[MATERIAL PROVIDED start]
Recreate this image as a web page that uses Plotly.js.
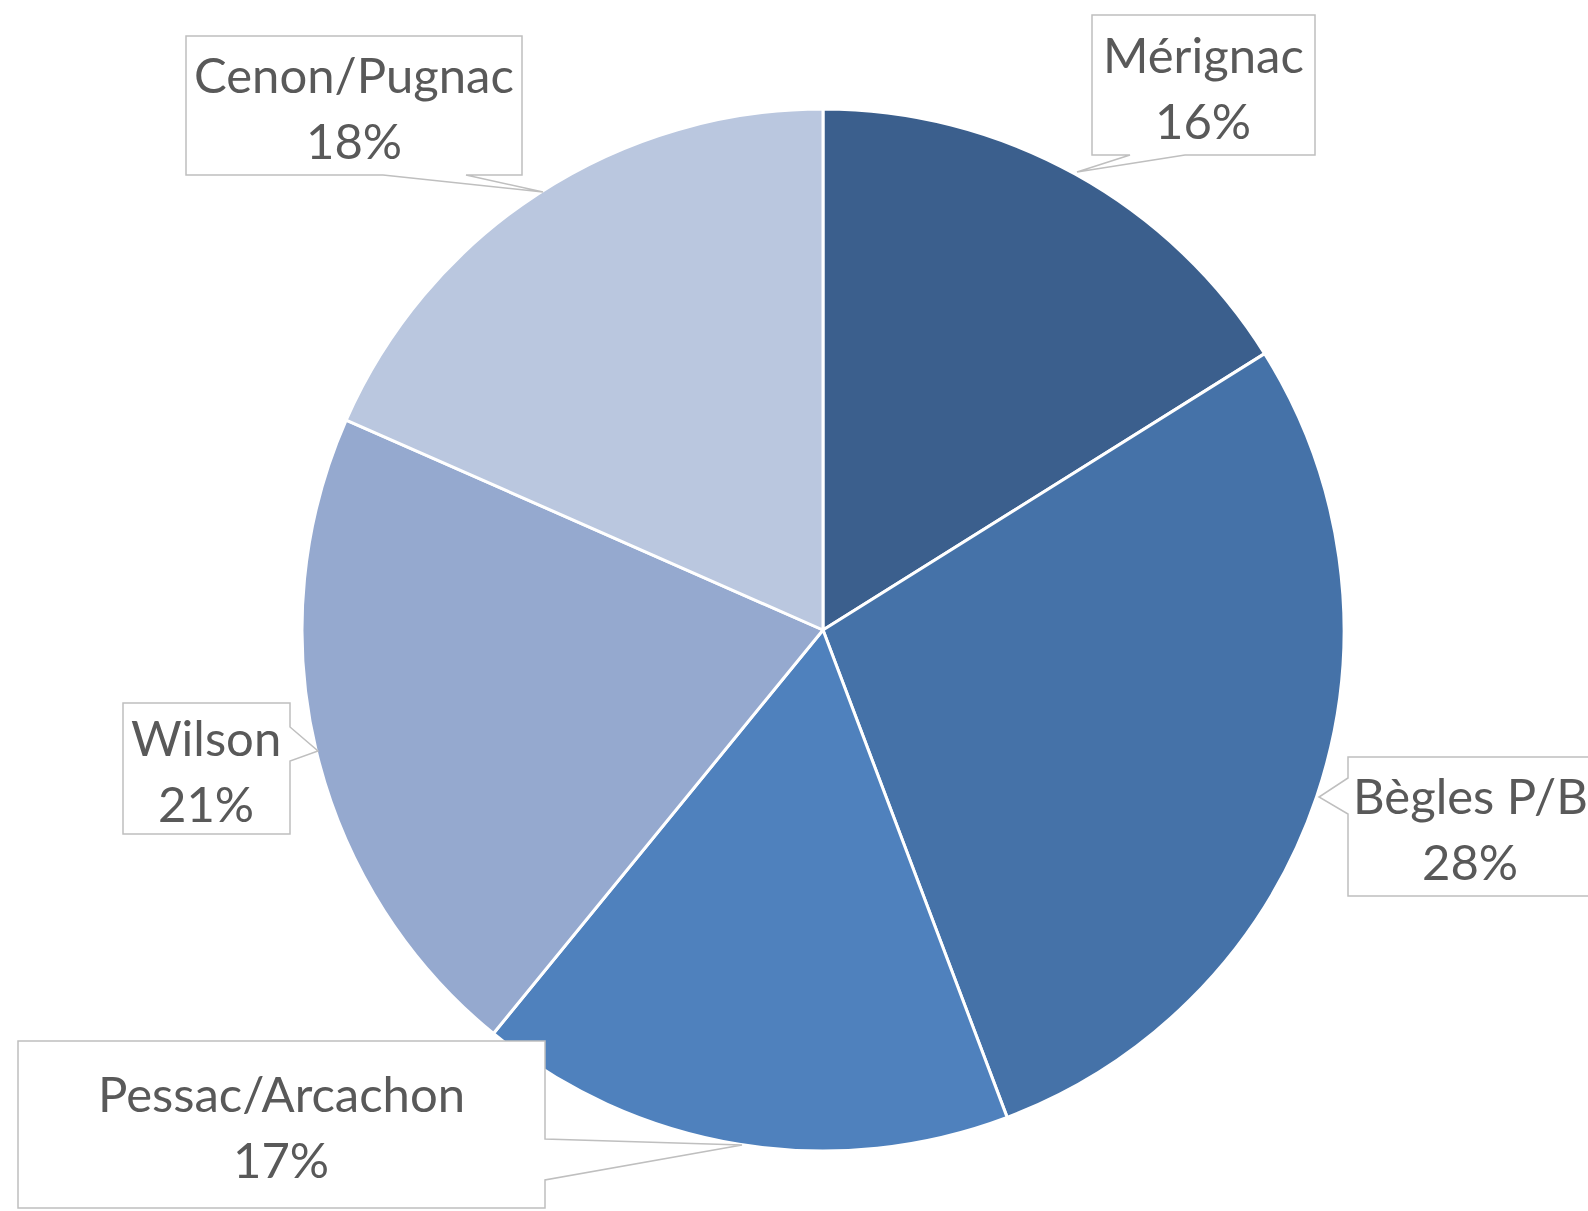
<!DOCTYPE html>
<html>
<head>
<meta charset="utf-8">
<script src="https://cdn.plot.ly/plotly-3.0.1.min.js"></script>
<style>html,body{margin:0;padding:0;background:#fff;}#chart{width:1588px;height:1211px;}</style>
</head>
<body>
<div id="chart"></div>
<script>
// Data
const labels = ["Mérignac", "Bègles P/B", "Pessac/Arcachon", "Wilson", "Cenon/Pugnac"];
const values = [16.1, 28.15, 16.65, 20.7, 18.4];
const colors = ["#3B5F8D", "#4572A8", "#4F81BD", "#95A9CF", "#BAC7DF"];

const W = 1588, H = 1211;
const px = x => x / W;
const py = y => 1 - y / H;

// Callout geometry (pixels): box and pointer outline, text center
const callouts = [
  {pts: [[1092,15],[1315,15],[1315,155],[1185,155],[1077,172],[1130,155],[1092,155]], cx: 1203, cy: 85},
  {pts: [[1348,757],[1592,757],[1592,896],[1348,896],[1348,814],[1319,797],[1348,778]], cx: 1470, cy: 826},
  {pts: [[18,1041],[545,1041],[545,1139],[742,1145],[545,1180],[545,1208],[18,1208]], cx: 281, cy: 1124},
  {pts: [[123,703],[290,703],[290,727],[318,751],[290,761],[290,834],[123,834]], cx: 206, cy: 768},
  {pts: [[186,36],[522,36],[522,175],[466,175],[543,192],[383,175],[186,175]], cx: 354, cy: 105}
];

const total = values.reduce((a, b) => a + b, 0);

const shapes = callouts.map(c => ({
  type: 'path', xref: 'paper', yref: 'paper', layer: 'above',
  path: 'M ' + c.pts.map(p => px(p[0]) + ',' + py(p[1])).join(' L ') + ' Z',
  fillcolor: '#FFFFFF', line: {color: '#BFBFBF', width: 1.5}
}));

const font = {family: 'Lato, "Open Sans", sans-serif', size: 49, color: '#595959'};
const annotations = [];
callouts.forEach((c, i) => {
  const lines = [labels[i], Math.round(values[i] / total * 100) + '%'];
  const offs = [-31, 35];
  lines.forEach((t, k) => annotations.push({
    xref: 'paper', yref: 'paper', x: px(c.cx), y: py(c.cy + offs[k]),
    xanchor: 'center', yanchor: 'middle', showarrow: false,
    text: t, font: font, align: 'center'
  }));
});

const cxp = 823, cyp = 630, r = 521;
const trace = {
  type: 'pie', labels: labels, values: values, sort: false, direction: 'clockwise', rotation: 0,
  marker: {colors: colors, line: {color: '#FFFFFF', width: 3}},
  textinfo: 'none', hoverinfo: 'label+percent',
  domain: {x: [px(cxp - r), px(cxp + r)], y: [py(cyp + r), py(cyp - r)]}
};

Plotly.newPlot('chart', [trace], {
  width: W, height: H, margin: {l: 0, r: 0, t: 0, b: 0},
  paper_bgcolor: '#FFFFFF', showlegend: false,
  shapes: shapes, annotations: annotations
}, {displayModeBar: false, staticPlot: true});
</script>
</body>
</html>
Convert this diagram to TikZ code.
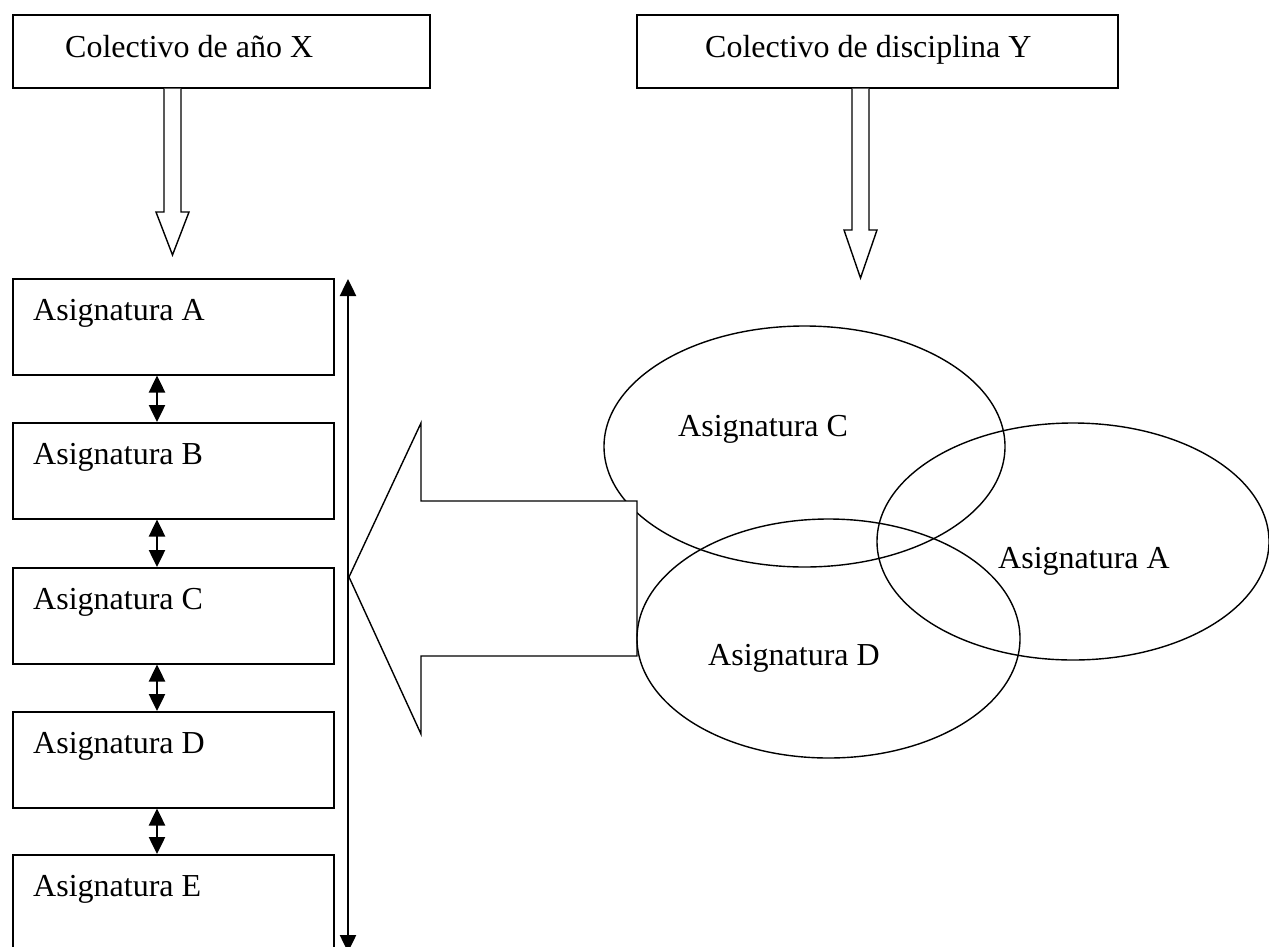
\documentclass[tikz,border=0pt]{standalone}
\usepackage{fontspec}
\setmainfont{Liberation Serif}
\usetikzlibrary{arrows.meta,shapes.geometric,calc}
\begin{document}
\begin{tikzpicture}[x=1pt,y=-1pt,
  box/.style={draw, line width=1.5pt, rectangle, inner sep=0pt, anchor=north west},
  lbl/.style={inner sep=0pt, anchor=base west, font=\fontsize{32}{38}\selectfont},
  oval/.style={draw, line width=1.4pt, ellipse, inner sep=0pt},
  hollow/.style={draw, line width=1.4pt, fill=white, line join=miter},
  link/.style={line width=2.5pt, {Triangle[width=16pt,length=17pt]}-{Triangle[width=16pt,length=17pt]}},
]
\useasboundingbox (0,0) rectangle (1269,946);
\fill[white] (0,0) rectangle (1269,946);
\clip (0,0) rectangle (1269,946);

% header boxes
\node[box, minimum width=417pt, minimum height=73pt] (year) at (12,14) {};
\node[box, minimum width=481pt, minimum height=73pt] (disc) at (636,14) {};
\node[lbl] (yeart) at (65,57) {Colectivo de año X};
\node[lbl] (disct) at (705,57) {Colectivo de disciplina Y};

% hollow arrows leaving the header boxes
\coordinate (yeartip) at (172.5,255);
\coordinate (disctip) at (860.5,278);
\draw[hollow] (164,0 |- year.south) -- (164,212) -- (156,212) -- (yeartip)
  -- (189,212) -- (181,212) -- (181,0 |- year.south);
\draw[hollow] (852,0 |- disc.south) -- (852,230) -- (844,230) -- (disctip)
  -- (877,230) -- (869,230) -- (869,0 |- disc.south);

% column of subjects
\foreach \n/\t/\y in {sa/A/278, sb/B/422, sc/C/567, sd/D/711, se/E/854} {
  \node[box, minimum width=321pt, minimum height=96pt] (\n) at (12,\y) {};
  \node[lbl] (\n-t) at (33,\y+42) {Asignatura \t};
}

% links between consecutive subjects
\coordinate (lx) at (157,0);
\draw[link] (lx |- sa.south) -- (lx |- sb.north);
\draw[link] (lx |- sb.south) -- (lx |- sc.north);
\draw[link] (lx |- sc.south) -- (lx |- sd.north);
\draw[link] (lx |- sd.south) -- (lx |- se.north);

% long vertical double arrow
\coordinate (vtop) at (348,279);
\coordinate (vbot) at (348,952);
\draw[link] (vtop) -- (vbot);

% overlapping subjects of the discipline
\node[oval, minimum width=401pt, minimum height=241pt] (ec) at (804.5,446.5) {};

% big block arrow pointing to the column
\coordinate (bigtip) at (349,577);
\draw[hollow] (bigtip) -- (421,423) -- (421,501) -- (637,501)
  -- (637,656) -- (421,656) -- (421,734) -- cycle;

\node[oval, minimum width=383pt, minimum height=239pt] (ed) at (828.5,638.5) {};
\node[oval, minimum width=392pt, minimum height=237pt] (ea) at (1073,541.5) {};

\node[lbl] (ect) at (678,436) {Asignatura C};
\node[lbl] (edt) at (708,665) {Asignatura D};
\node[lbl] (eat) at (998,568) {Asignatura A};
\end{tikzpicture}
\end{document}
[MATERIAL PROVIDED end]
- **THE EXERCISE**: Transcribe the material as is, with images omitted.

- **THE SOLUTION**:
Recreate this image as a web page that uses Plotly.js.
<!DOCTYPE html>
<html>
<head>
<meta charset="utf-8">
<script src="https://cdn.plot.ly/plotly-3.0.1.min.js"></script>
<style>html,body{margin:0;padding:0;background:#fff;}#chart{width:1588px;height:1211px;}</style>
</head>
<body>
<div id="chart"></div>
<script>
// Data
const labels = ["Mérignac", "Bègles P/B", "Pessac/Arcachon", "Wilson", "Cenon/Pugnac"];
const values = [16.1, 28.15, 16.65, 20.7, 18.4];
const colors = ["#3B5F8D", "#4572A8", "#4F81BD", "#95A9CF", "#BAC7DF"];

const W = 1588, H = 1211;
const px = x => x / W;
const py = y => 1 - y / H;

// Callout geometry (pixels): box and pointer outline, text center
const callouts = [
  {pts: [[1092,15],[1315,15],[1315,155],[1185,155],[1077,172],[1130,155],[1092,155]], cx: 1203, cy: 85},
  {pts: [[1348,757],[1592,757],[1592,896],[1348,896],[1348,814],[1319,797],[1348,778]], cx: 1470, cy: 826},
  {pts: [[18,1041],[545,1041],[545,1139],[742,1145],[545,1180],[545,1208],[18,1208]], cx: 281, cy: 1124},
  {pts: [[123,703],[290,703],[290,727],[318,751],[290,761],[290,834],[123,834]], cx: 206, cy: 768},
  {pts: [[186,36],[522,36],[522,175],[466,175],[543,192],[383,175],[186,175]], cx: 354, cy: 105}
];

const total = values.reduce((a, b) => a + b, 0);

const shapes = callouts.map(c => ({
  type: 'path', xref: 'paper', yref: 'paper', layer: 'above',
  path: 'M ' + c.pts.map(p => px(p[0]) + ',' + py(p[1])).join(' L ') + ' Z',
  fillcolor: '#FFFFFF', line: {color: '#BFBFBF', width: 1.5}
}));

const font = {family: 'Lato, "Open Sans", sans-serif', size: 49, color: '#595959'};
const annotations = [];
callouts.forEach((c, i) => {
  const lines = [labels[i], Math.round(values[i] / total * 100) + '%'];
  const offs = [-31, 35];
  lines.forEach((t, k) => annotations.push({
    xref: 'paper', yref: 'paper', x: px(c.cx), y: py(c.cy + offs[k]),
    xanchor: 'center', yanchor: 'middle', showarrow: false,
    text: t, font: font, align: 'center'
  }));
});

const cxp = 823, cyp = 630, r = 521;
const trace = {
  type: 'pie', labels: labels, values: values, sort: false, direction: 'clockwise', rotation: 0,
  marker: {colors: colors, line: {color: '#FFFFFF', width: 3}},
  textinfo: 'none', hoverinfo: 'label+percent',
  domain: {x: [px(cxp - r), px(cxp + r)], y: [py(cyp + r), py(cyp - r)]}
};

Plotly.newPlot('chart', [trace], {
  width: W, height: H, margin: {l: 0, r: 0, t: 0, b: 0},
  paper_bgcolor: '#FFFFFF', showlegend: false,
  shapes: shapes, annotations: annotations
}, {displayModeBar: false, staticPlot: true});
</script>
</body>
</html>
Convert this diagram to TikZ code.
\documentclass[tikz,border=0pt]{standalone}
\usepackage{fontspec}
\setmainfont{Liberation Serif}
\usetikzlibrary{arrows.meta,shapes.geometric,calc}
\begin{document}
\begin{tikzpicture}[x=1pt,y=-1pt,
  box/.style={draw, line width=1.5pt, rectangle, inner sep=0pt, anchor=north west},
  lbl/.style={inner sep=0pt, anchor=base west, font=\fontsize{32}{38}\selectfont},
  oval/.style={draw, line width=1.4pt, ellipse, inner sep=0pt},
  hollow/.style={draw, line width=1.4pt, fill=white, line join=miter},
  link/.style={line width=2.5pt, {Triangle[width=16pt,length=17pt]}-{Triangle[width=16pt,length=17pt]}},
]
\useasboundingbox (0,0) rectangle (1269,946);
\fill[white] (0,0) rectangle (1269,946);
\clip (0,0) rectangle (1269,946);

% header boxes
\node[box, minimum width=417pt, minimum height=73pt] (year) at (12,14) {};
\node[box, minimum width=481pt, minimum height=73pt] (disc) at (636,14) {};
\node[lbl] (yeart) at (65,57) {Colectivo de año X};
\node[lbl] (disct) at (705,57) {Colectivo de disciplina Y};

% hollow arrows leaving the header boxes
\coordinate (yeartip) at (172.5,255);
\coordinate (disctip) at (860.5,278);
\draw[hollow] (164,0 |- year.south) -- (164,212) -- (156,212) -- (yeartip)
  -- (189,212) -- (181,212) -- (181,0 |- year.south);
\draw[hollow] (852,0 |- disc.south) -- (852,230) -- (844,230) -- (disctip)
  -- (877,230) -- (869,230) -- (869,0 |- disc.south);

% column of subjects
\foreach \n/\t/\y in {sa/A/278, sb/B/422, sc/C/567, sd/D/711, se/E/854} {
  \node[box, minimum width=321pt, minimum height=96pt] (\n) at (12,\y) {};
  \node[lbl] (\n-t) at (33,\y+42) {Asignatura \t};
}

% links between consecutive subjects
\coordinate (lx) at (157,0);
\draw[link] (lx |- sa.south) -- (lx |- sb.north);
\draw[link] (lx |- sb.south) -- (lx |- sc.north);
\draw[link] (lx |- sc.south) -- (lx |- sd.north);
\draw[link] (lx |- sd.south) -- (lx |- se.north);

% long vertical double arrow
\coordinate (vtop) at (348,279);
\coordinate (vbot) at (348,952);
\draw[link] (vtop) -- (vbot);

% overlapping subjects of the discipline
\node[oval, minimum width=401pt, minimum height=241pt] (ec) at (804.5,446.5) {};

% big block arrow pointing to the column
\coordinate (bigtip) at (349,577);
\draw[hollow] (bigtip) -- (421,423) -- (421,501) -- (637,501)
  -- (637,656) -- (421,656) -- (421,734) -- cycle;

\node[oval, minimum width=383pt, minimum height=239pt] (ed) at (828.5,638.5) {};
\node[oval, minimum width=392pt, minimum height=237pt] (ea) at (1073,541.5) {};

\node[lbl] (ect) at (678,436) {Asignatura C};
\node[lbl] (edt) at (708,665) {Asignatura D};
\node[lbl] (eat) at (998,568) {Asignatura A};
\end{tikzpicture}
\end{document}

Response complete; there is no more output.